The Streets Run Red (2017)

Rating: D

Dir: Paul McAroni
Star: Dimas Bardales, James Baglini, Ray DiNitto, Michael McCarthy

Well, Tubi. You have certainly outdone yourself with this one. I wonder if companies would be happy to know their adverts were appearing in the middle of this one> It’s definitely a bit of cultural dissonance to go from a woman having a fetus graphically carved out of her abdomen, by an attacker who then jacks off in a bowl, and smears his cum around the gaping wound to… “Homes.com is the best.” Well played, Tubi. Well played. The killer in this case is Alex Burgess (Bardales) – and I strongly suspect that name comes from the protagonist and author of A Clockwork Orange. The film is littered with these, and it’s not exactly subtle about it. 

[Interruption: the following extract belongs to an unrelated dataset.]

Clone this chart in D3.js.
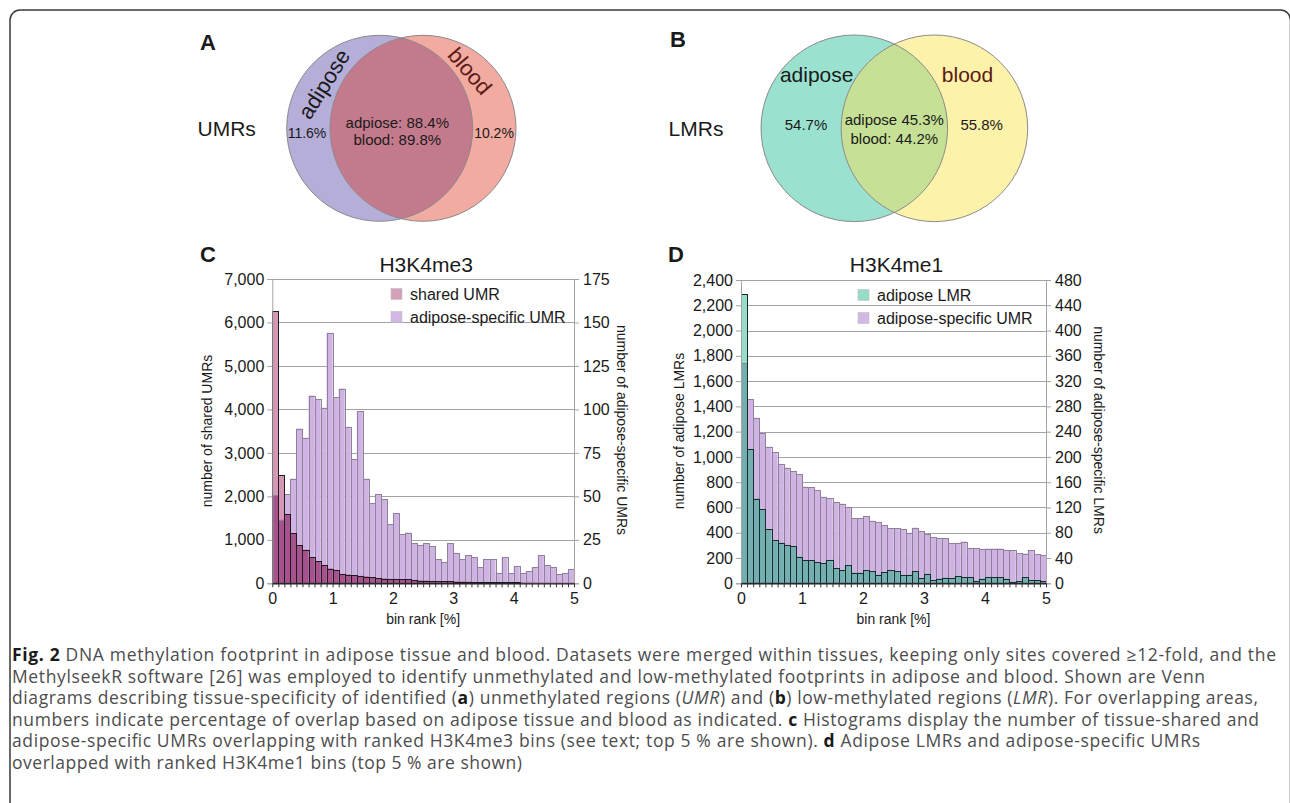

He is a deeply disturbed killer, arrested after a mugger makes a very poor choice of victim, and gets his throat hacked out in response. That’s just the last in a long string of deeply brutal incidents, mostly involving violence of a sexual kind. To be honest, the effects on these were variable: a lot of the time, the polystyrene mannequins standing in for the victim were very obvious. Yet I do have to acknowledge the sick mind which came up with some of the ideas here, including burning hot coals being stuffed… Well, three guesses, and I’m going to imagine you won’t need all three. Credit also to David Ellesmere and Timothy Fife for a synthwave score which looks to have got lost on its way to an actual movie. 

Unfortunately, the bad here is pretty goddamn terrible. That would involve most of the performances. Bardales gets a vague pass, and interestingly, this is one of the few portrayals of a black serial killer I can remember. Detective Kemper (Baglini) is marginally okay. Lt. Gumb (DiNitto) – I told you so about the names – is not, but is Oscar calibre compared to some of the people we get further down the credits. That I was genuinely pleased when we went back to explicit sexual violence should give you some idea. Not that the script gives the actors much to work with; it’s clear McAroni put all his efforts into the nastiness. Nowhere is this clearer than the ending, which gives off big “Ah, fuck it. Can’t be bothered” energy.

There are only a couple of scenes which demonstrate any talent of note. One sees Gumb, a foul-mouthed jerk whose use of the N-word would give Quentin Tarantino pause, abusing a black woman. Turns out to be an entirely consensual S&M relationship. In the other, the cops are interviewing the secretary of a PI who had been looking into the case, before Alex took him out. She randomly whips out her baps for three seconds. I laughed, and they were nice. However, it is too clear to the viewer, the film is going out there with the deliberate aim of offending the viewer. Once you realize this, the entire endeavour doesn’t have much point to it.